Œuvres
ANKABOUTH #2
2017
Installation
Laine naturelle filée non teintée, paillettes métalliques (mozone), fil, cordon, fils de fer
Crochet, perlage et couture
200 m²
Composition sonore : DJ Mood, boucle sonore, 6 min

→ Pour plus d’informations, se référer à l’œuvre Ankabouth dans la rubrique “Œuvres”

 

Commissariat :
Ghitha Triki

 

Crédits photos :
Guy Thimel
Courtesy Attijariwafa Bank Foundation

 

L’installation Ankabouth est composée de centaines d’éléments en forme d’anneaux crochetés, terminés par de longs écheveaux en laine filée parsemés par endroits de paillettes métalliques (mouzouna). Certains sont solidarisés par le tissage ou le crochet, d’autres volontairement laissés libres et indépendants. Au gré de l’espace qui s’offre à elle, l’artiste en choisit des morceaux, comme autant de nouveaux idéogrammes de son alphabet plastique, qu’elle recompose, articule ou désarticule, s’accordant ainsi toute liberté pour tracer une nouvelle gestuelle, dont le but est d’instaurer un dialogue avec l’espace et d’offrir ainsi à l’œuvre une modularité protéiforme sans fin.

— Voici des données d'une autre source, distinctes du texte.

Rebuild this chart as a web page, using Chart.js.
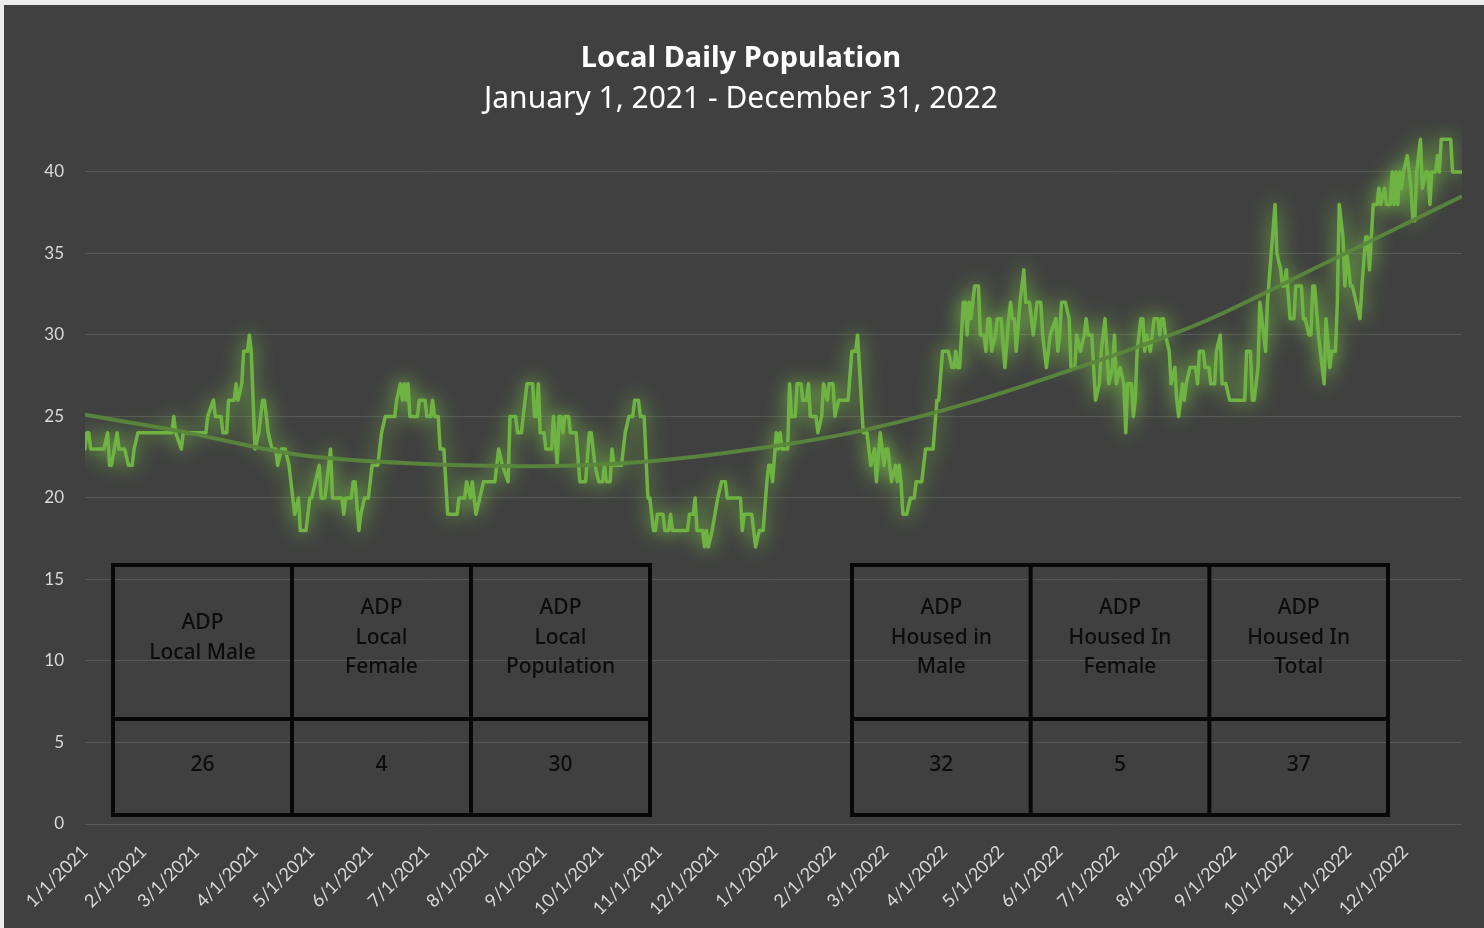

Ankabouth a d’abord été initiée puis présentée pour la première fois en 2016, sur 35 m² *, dans un espace dominé par la verticalité et la monumentalité, et où d’autres œuvres, peinture et sculpture, tout aussi monumentales, ont statut muséal. Pour Amina Agueznay, qui fait d’abord fonctionner les mécanismes de sa formation première d’architecte, le défi était de se mesurer à cet espace sans altérer la présence des œuvres en place.

(…) Aujourd’hui, à l’invitation de la Fondation Attijariwafa bank, c’est à un tout autre défi spacio-temporel qu’Amina Agueznay a eu à confronter Ankabouth. Pour cet espace de réunions situé en hauteur, d’une surface d’environ 200 m², qu’Attijariwafa bank tenait à marquer d’un geste artistique originel, Amina a choisi de déconstruire son œuvre en la déposant à même le sol. Apesanteur, verticalité versus horizontalité.

L’espace, que la vue d’un jardin sauvage relie à l’extérieur, s’est transformé en rivage, pour accueillir ces formes blanches et laiteuses, semées par grappes, ou isolées, et redevenues matière mouvante, presque fuyante. On peut y voir des méduses échouées sur la grève, des anémones mutantes, ou des algues, effet miroir de celles de Malika Agueznay, ou encore un cabinet de curiosités provenant d’étranges découvertes archéologiques…

Cette œuvre invite aussi à méditer devant la douceur enveloppante de la laine, matière dont se vêtaient les soufis, comme les pauvres, en signe de modestie. Or c’est cette humilité nécessaire à tout acte créatif se confrontant à l’organicité de la matière, transmise par les artisans détenteurs d’un savoir-faire millénaire, qu’Amina Agueznay recherche et rejoint constamment sur son chemin.

Pour cette même raison, l’artiste et la Fondation ont souhaité interpréter les silences et les cris qui pouvaient révéler la laine, en adjoignant à l’œuvre un son produit par les soins de Dj Mood. Dans cette création sonore atmosphérique originale, se mêlent les sons du Ney soufi, le tintement des mozones et celui de l’Aïta amazighe de l’Atlas, en hommage à la montagne d’où provient la laine et à toutes celles qui la filent patiemment depuis des siècles.

L’intérêt ici, est la métamorphose constante de la matière et du geste créatif qui guide l’artiste, pour en appeler à une métaphore du cycle de vie, ou tout simplement à la rencontre. Cette œuvre, qui connaîtra certainement d’autres mues, agit ici, comme une transition entre deux temps et deux espaces ; l’espace intérieur, à l’ordre implacable, et l’extérieur, qui laisse entrevoir alentour une nature indomptée.
— Extrait du texte de Ghitha Triki pour l’exposition « Amina and Malika Agueznay, Metamorphosis », 2018

Notes:
*Atrium du siège de la Société Générale, Casablanca, avril 2016. Commissariat Mohamed Rachdi.